Sayangnya, saya tidak membawa baju ganti, padahal keinginan untuk merasakan kesegaran airnya begitu besar. Akhirnya, kami memilih duduk-duduk santai, menikmati camilan yang tadi dibeli di perjalanan, sambil mengobrol tentang hal-hal acak dan bernostalgia tentang masa kuliah. Dari obrolan seputar dosen yang menantang hingga drama tugas kelompok, semuanya mencair dalam suasana segar di dekat air terjun yang memukau. Kami juga tak lupa mengabadikan momen dengan berfoto dan mengambil video sebagai kenang-kenangan, meskipun beberapa spot di sana cukup rawan bahkan sempat terlihat bekas longsoran tanah kecil yang membuat kami harus ekstra waspada.
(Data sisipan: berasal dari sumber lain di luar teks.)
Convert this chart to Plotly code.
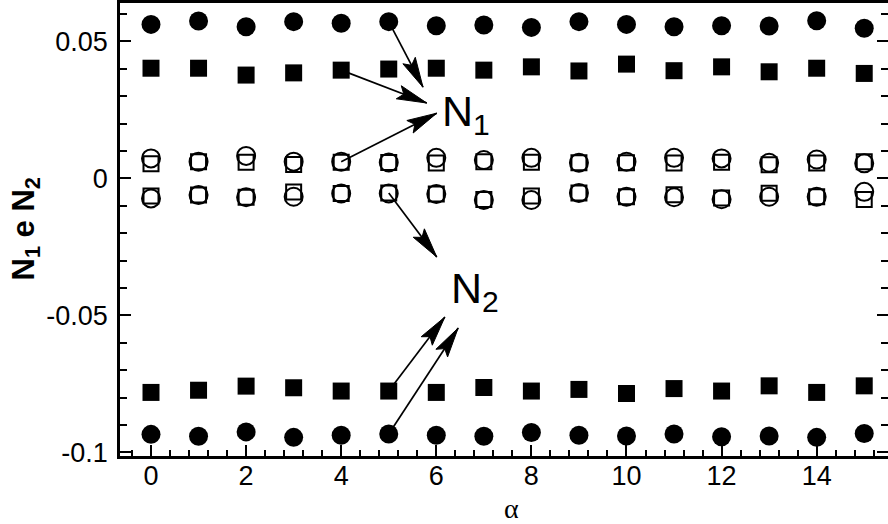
"""Recreate the N1 / N2 scatter chart versus alpha."""

import math
import plotly.graph_objects as go


WIDTH, HEIGHT = 888, 524
MARGIN = dict(l=120, r=0, t=3, b=68)
X_RANGE = [-0.652, 15.5]
Y_RANGE = [-0.1013, 0.064]
FONT = "Liberation Sans, Arial, Helvetica, sans-serif"

alpha = list(range(16))

# N1 (upper group)
n1_circ_fill = [0.0562, 0.0574, 0.0553, 0.0572, 0.0566, 0.0572, 0.0557, 0.0560,
                0.0551, 0.0572, 0.0562, 0.0553, 0.0557, 0.0556, 0.0575, 0.0548]
n1_sq_fill = [0.0402, 0.0402, 0.0377, 0.0385, 0.0395, 0.0399, 0.0402, 0.0395,
              0.0407, 0.0392, 0.0417, 0.0393, 0.0407, 0.0389, 0.0402, 0.0383]
n1_circ_open = [0.0073, 0.0061, 0.0082, 0.0061, 0.0061, 0.0058, 0.0075, 0.0067,
                0.0075, 0.0057, 0.0061, 0.0075, 0.0073, 0.0057, 0.0069, 0.0055]
n1_sq_open = [0.0053, 0.0061, 0.0059, 0.0051, 0.0059, 0.0058, 0.0056, 0.0061,
              0.0059, 0.0057, 0.0057, 0.0056, 0.0059, 0.0050, 0.0056, 0.0061]

# N2 (lower group)
n2_circ_open = [-0.0073, -0.0061, -0.0069, -0.0067, -0.0055, -0.0055, -0.0057, -0.0079,
                -0.0079, -0.0053, -0.0067, -0.0069, -0.0076, -0.0067, -0.0067, -0.0049]
n2_sq_open = [-0.0064, -0.0061, -0.0069, -0.0050, -0.0055, -0.0053, -0.0057, -0.0077,
              -0.0064, -0.0053, -0.0067, -0.0060, -0.0072, -0.0054, -0.0067, -0.0077]
n2_sq_fill = [-0.0781, -0.0773, -0.0758, -0.0764, -0.0776, -0.0776, -0.0781, -0.0763,
              -0.0776, -0.0770, -0.0785, -0.0767, -0.0776, -0.0757, -0.0781, -0.0757]
n2_circ_fill = [-0.0934, -0.0941, -0.0925, -0.0945, -0.0937, -0.0933, -0.0937, -0.0941,
                -0.0927, -0.0937, -0.0940, -0.0933, -0.0943, -0.0940, -0.0945, -0.0931]

y_tickvals = [-0.1, -0.05, 0, 0.05]
y_ticktext = ["-0.1", "-0.05", "0", "0.05"]

# pixels per data unit, used to orient the arrow heads
KX = (WIDTH - MARGIN["l"] - MARGIN["r"]) / (X_RANGE[1] - X_RANGE[0])
KY = (HEIGHT - MARGIN["t"] - MARGIN["b"]) / (Y_RANGE[1] - Y_RANGE[0])


def add_arrow(fig, x0, y0, x1, y1, length=30, half_width=7):
    """Straight line with a long, narrow filled head at (x1, y1)."""
    fig.add_shape(type="line", x0=x0, y0=y0, x1=x1, y1=y1,
                  line=dict(color="black", width=1.7))
    dx, dy = (x1 - x0) * KX, (y1 - y0) * KY
    d = math.hypot(dx, dy)
    ux, uy = dx / d, dy / d
    nx, ny = -uy, ux
    pts = [(0, 0),
           (-length * ux + half_width * nx, -length * uy + half_width * ny),
           (-0.82 * length * ux, -0.82 * length * uy),
           (-length * ux - half_width * nx, -length * uy - half_width * ny)]
    path = "M" + " L".join(f"{px:.2f},{py:.2f}" for px, py in pts) + " Z"
    fig.add_shape(type="path", path=path, xsizemode="pixel", ysizemode="pixel",
                  xanchor=x1, yanchor=y1, fillcolor="black",
                  line=dict(color="black", width=1))


def main():
    fig = go.Figure()

    filled_circle = dict(symbol="circle", size=19, color="black")
    filled_square = dict(symbol="square", size=17, color="black")
    open_circle = dict(symbol="circle-open", size=18, color="black",
                       line=dict(width=2, color="black"))
    open_square = dict(symbol="square-open", size=15, color="black",
                       line=dict(width=2, color="black"))

    for ys, marker in [(n1_circ_fill, filled_circle), (n1_sq_fill, filled_square),
                       (n1_circ_open, open_circle), (n1_sq_open, open_square),
                       (n2_circ_open, open_circle), (n2_sq_open, open_square),
                       (n2_sq_fill, filled_square), (n2_circ_fill, filled_circle)]:
        fig.add_trace(go.Scatter(x=alpha, y=ys, mode="markers", marker=marker,
                                 showlegend=False, hoverinfo="skip"))

    # arrows pointing at the N1 label
    add_arrow(fig, alpha[5], n1_circ_fill[5], 5.72, 0.0333)
    add_arrow(fig, alpha[4], n1_sq_fill[4], 5.80, 0.0275)
    add_arrow(fig, alpha[4], n1_circ_open[4], 6.01, 0.0238)
    # arrows pointing at the N2 label
    add_arrow(fig, alpha[5], n2_sq_open[5], 6.01, -0.0287)
    add_arrow(fig, alpha[5], n2_sq_fill[5], 6.18, -0.0506)
    add_arrow(fig, alpha[5], n2_circ_fill[5], 6.46, -0.0546)

    fig.add_annotation(x=6.08, y=0.0236, text="N<sub>1</sub>", showarrow=False,
                       xanchor="left", yanchor="middle",
                       font=dict(family=FONT, size=43, color="black"))
    fig.add_annotation(x=6.27, y=-0.0410, text="N<sub>2</sub>", showarrow=False,
                       xanchor="left", yanchor="middle",
                       font=dict(family=FONT, size=43, color="black"))

    # axis titles placed by hand so the plot area keeps its margins
    fig.add_annotation(xref="paper", yref="paper", x=0, y=0.5, xshift=-95,
                       text="<b>N<sub>1</sub> e N<sub>2</sub></b>", textangle=-90,
                       showarrow=False, xanchor="center", yanchor="middle",
                       font=dict(family=FONT, size=31, color="black"))
    fig.add_annotation(xref="paper", yref="paper", x=0.5, y=0, xshift=7,
                       yshift=-52, text="\u03b1", showarrow=False,
                       xanchor="center", yanchor="middle",
                       font=dict(family="Liberation Serif, serif", size=28,
                                 color="black"))

    axis_common = dict(showline=True, linewidth=2.5, linecolor="black",
                       showgrid=False, zeroline=False, ticks="inside",
                       tickcolor="black", tickwidth=2, ticklen=11,
                       automargin=False,
                       tickfont=dict(family=FONT, size=27, color="black"))

    fig.update_xaxes(**axis_common, range=X_RANGE, mirror=True,
                     tick0=0, dtick=2, ticklabelstandoff=-6,
                     minor=dict(ticks="inside", tick0=0, dtick=0.4, ticklen=6,
                                tickwidth=1.5, tickcolor="black"))
    fig.update_yaxes(**axis_common, range=Y_RANGE, mirror="ticks",
                     tickvals=y_tickvals, ticktext=y_ticktext,
                     ticklabelstandoff=4,
                     minor=dict(ticks="inside", tick0=0, dtick=0.01, ticklen=7,
                                tickwidth=1.5, tickcolor="black"))

    fig.update_layout(width=WIDTH, height=HEIGHT, margin=MARGIN,
                      plot_bgcolor="white", paper_bgcolor="white",
                      showlegend=False)

    # drop the browser's default body margin so the figure sits at (0, 0)
    fig.write_html("out.html", config={"displayModeBar": False},
                   post_script="document.body.style.margin = '0';")


if __name__ == "__main__":
    main()
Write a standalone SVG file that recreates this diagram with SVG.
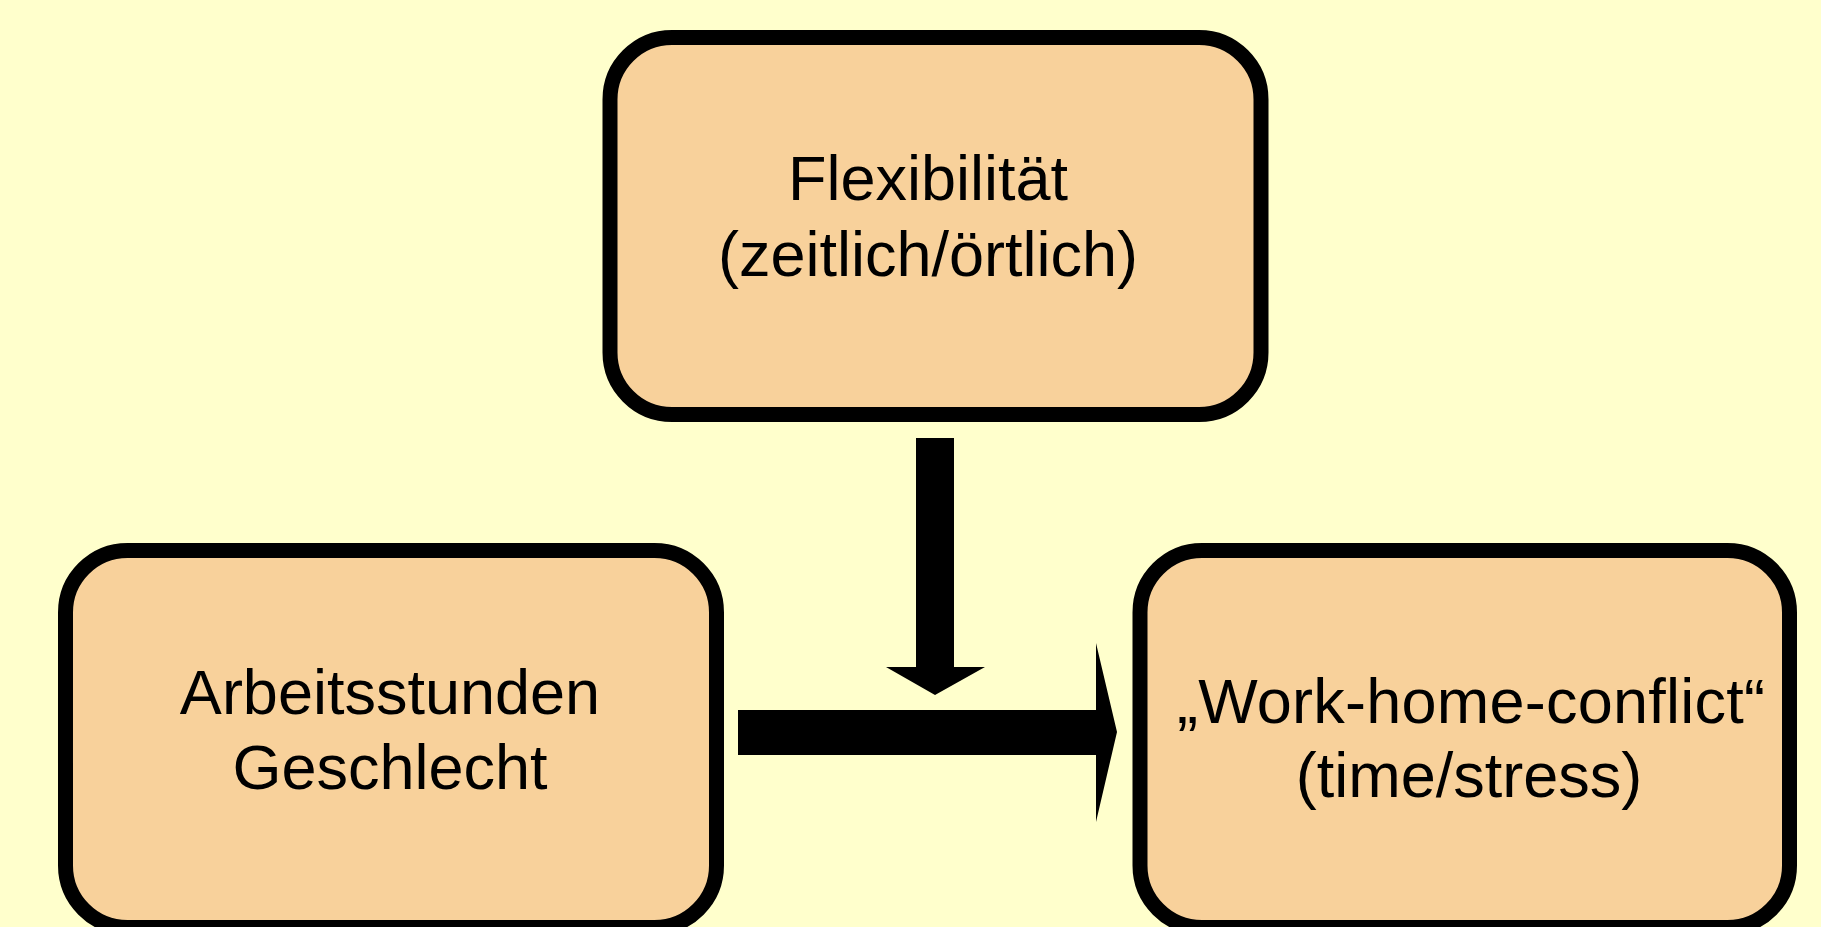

Setelah puas menikmati keindahan dan kesegaran Air Terjun Tancak Jember, kami memutuskan untuk kembali. Jalur trekking pulang tetap menguras tenaga, namun entah mengapa rasanya lebih ringan. Mungkin karena hati sudah penuh dengan pemandangan indah dan cerita tak terlupakan yang baru saja kami ciptakan. Setibanya di area parkir, kami membersihkan diri sejenak—mencuci tangan, kaki, dan sesekali mengeluh kecil karena rasa pegal yang mendera. Namun, ini adalah rasa capek yang benar-benar sepadan dengan pengalaman yang didapatkan. Hari itu, kami pulang ke kosan dengan kaki pegal, namun hati puas dan pikiran kembali segar.
Perjalanan ke Air Terjun Tancak bukan sekadar tentang destinasi, melainkan juga tentang keseluruhan prosesnya: jalanan yang menantang, tawa riang sepanjang perjalanan, dan momen-momen sederhana seperti makan soto bersama sebelum berangkat. Semua itu menjadikan pengalaman ini terasa utuh dan sangat berkesan. Dan kini, dua tahun setelahnya, saat saya menulis artikel ini, saya semakin menyadari bahwa kadang, liburan terbaik itu tidak harus mahal atau jauh-jauh. Cukup dengan alam yang menenangkan, teman-teman yang tulus, dan hati yang terbuka untuk menikmati setiap momen yang ada.